/---

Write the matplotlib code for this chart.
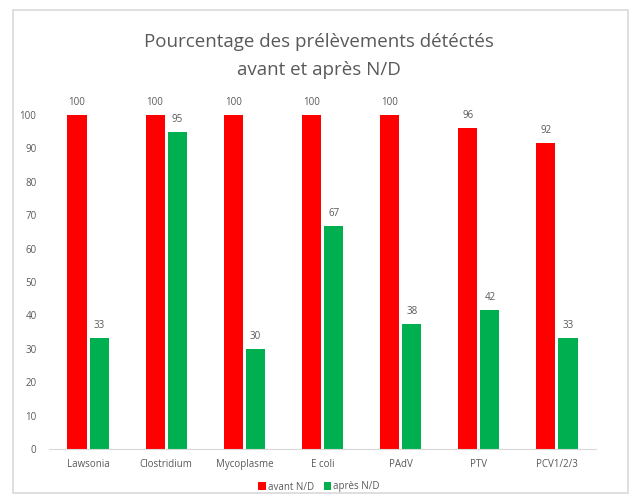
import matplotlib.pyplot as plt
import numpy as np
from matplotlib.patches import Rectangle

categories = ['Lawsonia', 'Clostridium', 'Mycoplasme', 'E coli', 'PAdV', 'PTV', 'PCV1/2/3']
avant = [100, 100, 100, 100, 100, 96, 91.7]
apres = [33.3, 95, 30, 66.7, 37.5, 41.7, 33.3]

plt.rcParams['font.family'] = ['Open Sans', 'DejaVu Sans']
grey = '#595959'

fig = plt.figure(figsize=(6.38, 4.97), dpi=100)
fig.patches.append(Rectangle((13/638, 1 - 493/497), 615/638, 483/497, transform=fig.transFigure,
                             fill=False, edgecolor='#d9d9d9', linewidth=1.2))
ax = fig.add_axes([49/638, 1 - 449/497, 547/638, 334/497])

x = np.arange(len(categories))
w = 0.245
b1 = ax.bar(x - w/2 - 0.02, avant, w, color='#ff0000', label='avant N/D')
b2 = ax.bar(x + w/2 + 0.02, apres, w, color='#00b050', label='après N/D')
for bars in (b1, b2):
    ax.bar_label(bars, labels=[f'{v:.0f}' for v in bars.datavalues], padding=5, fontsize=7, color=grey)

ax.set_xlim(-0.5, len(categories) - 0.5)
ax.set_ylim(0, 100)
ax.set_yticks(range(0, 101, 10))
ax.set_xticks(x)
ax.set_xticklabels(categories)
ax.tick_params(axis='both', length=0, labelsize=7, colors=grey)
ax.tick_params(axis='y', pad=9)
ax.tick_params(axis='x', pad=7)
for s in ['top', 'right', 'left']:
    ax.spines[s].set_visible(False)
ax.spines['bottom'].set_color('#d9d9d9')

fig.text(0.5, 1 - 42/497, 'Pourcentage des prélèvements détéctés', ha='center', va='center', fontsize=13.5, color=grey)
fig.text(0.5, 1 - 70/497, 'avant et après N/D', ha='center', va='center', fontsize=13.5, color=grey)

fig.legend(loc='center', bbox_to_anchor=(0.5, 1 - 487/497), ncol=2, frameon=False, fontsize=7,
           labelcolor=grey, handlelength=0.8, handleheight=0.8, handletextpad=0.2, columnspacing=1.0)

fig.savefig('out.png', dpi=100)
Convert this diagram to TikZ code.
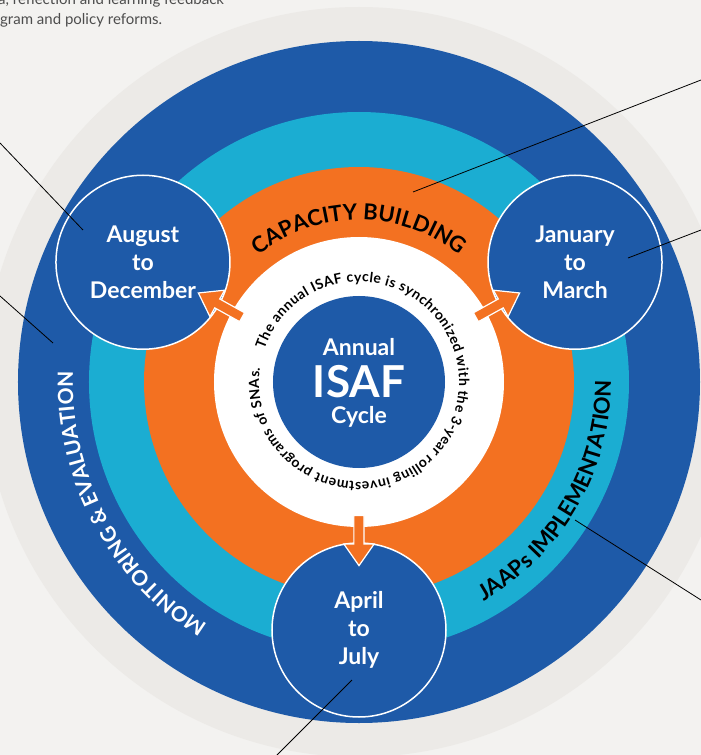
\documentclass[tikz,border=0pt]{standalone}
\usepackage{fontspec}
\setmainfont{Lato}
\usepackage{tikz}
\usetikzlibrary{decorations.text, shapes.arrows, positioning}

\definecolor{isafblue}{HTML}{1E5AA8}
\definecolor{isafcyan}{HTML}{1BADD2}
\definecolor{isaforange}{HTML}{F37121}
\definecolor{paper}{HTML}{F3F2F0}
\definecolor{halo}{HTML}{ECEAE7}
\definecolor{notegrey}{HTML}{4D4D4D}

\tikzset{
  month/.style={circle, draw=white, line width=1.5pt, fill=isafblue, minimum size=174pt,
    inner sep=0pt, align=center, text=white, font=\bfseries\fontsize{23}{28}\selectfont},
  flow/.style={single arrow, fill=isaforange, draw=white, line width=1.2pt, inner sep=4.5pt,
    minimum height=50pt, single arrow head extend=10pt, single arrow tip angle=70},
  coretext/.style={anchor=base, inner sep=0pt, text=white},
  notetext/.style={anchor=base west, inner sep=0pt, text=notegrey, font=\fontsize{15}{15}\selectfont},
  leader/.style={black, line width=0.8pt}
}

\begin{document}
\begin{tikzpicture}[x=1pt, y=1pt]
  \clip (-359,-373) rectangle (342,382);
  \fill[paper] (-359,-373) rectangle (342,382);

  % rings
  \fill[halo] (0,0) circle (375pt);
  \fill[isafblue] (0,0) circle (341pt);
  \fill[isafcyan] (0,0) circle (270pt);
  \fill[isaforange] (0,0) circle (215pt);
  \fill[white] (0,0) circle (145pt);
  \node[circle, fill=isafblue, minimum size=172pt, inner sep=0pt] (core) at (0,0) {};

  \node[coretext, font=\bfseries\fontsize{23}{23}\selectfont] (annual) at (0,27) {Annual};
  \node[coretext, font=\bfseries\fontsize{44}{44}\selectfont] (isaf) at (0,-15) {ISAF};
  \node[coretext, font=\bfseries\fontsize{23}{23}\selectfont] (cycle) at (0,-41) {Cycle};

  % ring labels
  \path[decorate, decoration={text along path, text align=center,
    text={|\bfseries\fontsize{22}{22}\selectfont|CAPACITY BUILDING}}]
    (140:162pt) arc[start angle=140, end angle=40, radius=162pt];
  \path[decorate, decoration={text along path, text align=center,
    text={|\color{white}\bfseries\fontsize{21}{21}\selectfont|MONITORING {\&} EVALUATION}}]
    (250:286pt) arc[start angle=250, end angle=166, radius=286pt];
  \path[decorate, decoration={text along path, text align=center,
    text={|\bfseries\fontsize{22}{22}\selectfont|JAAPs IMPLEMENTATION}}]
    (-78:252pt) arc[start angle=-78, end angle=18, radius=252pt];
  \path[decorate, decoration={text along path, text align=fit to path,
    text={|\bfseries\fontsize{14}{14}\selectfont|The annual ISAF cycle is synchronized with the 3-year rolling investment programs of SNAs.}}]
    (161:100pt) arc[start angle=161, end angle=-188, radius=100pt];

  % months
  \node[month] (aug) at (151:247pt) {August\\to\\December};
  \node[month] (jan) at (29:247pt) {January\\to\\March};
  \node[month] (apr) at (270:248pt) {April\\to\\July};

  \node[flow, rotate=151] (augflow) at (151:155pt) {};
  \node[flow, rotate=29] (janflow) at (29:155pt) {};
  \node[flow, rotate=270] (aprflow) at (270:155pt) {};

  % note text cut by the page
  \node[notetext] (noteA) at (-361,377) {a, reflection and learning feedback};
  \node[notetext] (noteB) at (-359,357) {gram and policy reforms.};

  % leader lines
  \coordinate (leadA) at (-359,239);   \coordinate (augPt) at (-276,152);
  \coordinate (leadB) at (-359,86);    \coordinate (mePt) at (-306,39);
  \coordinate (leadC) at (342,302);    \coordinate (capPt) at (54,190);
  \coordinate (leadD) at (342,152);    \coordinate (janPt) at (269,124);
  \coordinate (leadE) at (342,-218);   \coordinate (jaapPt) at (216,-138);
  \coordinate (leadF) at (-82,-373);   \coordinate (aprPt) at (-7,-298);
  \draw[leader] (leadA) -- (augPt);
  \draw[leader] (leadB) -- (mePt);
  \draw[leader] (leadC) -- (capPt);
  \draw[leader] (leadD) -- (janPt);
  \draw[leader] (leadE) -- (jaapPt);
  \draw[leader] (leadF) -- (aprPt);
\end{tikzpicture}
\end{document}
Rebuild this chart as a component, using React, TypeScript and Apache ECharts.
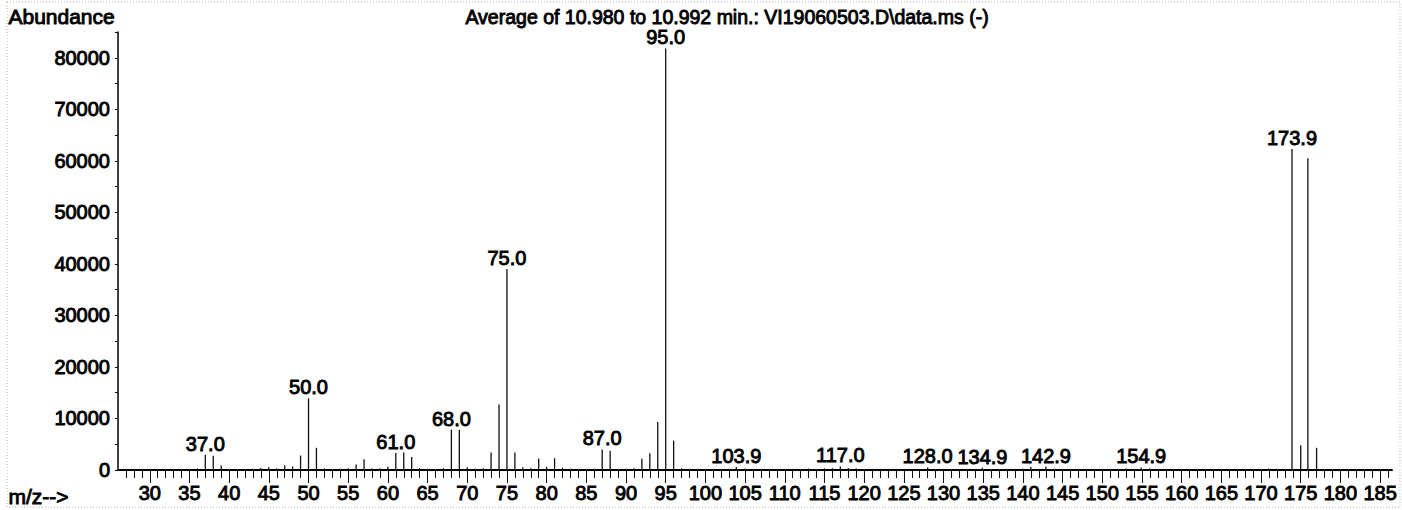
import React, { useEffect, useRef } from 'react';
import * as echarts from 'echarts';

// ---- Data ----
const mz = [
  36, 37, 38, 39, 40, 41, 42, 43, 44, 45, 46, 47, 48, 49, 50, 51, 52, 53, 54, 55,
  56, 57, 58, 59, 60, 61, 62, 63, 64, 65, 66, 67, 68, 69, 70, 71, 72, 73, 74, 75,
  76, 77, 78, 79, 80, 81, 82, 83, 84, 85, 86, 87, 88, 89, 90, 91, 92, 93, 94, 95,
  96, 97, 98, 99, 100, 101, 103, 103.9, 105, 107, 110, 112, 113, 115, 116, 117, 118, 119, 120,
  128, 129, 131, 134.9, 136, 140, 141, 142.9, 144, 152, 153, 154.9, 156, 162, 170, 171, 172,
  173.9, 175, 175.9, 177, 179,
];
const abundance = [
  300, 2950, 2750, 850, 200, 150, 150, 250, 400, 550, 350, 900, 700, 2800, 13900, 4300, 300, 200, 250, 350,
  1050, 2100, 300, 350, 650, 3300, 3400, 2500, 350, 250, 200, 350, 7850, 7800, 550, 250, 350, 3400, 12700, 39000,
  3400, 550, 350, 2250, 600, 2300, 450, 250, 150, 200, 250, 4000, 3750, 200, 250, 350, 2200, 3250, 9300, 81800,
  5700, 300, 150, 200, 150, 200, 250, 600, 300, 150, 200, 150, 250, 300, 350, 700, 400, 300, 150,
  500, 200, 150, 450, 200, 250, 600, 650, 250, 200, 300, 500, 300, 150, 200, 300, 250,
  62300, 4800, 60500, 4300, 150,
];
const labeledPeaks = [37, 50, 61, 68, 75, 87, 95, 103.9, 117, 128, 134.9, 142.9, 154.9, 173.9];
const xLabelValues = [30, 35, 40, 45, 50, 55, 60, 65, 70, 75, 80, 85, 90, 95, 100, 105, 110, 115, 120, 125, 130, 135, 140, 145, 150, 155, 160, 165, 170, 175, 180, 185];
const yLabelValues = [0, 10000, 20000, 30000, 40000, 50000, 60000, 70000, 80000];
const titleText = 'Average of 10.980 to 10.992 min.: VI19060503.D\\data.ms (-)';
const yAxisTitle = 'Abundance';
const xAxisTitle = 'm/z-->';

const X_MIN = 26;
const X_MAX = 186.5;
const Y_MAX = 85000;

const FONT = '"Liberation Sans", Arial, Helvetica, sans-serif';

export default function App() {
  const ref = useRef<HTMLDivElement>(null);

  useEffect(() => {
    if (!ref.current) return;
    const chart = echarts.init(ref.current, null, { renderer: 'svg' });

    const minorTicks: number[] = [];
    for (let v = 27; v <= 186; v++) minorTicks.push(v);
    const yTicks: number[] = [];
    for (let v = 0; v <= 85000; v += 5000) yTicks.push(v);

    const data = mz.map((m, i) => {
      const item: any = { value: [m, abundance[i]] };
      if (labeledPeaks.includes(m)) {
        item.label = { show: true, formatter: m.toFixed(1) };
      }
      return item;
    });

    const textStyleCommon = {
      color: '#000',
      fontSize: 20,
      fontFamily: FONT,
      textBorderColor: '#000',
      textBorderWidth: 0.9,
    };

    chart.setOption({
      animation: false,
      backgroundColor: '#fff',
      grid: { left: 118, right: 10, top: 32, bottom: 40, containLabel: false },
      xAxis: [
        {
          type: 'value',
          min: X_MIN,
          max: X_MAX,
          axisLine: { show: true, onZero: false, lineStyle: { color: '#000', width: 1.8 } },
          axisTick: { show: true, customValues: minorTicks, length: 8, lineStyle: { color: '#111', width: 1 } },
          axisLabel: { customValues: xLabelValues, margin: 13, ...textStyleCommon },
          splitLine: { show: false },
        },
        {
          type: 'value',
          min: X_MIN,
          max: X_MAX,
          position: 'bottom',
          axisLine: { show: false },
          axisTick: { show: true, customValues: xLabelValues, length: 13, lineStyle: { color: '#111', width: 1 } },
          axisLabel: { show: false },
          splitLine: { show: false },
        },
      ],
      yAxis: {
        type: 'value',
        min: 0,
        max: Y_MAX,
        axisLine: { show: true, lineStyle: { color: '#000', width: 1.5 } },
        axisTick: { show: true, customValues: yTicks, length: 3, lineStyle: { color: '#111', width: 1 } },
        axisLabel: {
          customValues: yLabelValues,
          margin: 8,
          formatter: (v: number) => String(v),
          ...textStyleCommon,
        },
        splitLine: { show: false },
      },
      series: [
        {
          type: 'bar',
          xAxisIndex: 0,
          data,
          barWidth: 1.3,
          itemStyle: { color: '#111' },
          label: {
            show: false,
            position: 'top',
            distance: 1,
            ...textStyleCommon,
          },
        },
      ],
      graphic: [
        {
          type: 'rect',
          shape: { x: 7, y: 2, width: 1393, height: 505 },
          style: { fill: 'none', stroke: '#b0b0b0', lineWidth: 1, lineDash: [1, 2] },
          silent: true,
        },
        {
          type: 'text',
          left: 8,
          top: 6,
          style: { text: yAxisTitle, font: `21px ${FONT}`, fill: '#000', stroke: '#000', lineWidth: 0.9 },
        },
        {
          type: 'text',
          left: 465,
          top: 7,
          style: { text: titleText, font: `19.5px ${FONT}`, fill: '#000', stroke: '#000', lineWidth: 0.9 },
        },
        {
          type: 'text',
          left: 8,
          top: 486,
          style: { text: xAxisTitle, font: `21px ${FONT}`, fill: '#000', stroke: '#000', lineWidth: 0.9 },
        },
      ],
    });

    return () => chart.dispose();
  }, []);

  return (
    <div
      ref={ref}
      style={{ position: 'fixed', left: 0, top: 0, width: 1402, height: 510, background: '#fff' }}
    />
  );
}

\---

STATED PROBLEM
Copy out every line of the material above that mentions the word "this".

OUTPUT
Write the matplotlib code for this chart.
Convert this diagram to TikZ code.
Rebuild this chart as a component, using React, TypeScript and Apache ECharts.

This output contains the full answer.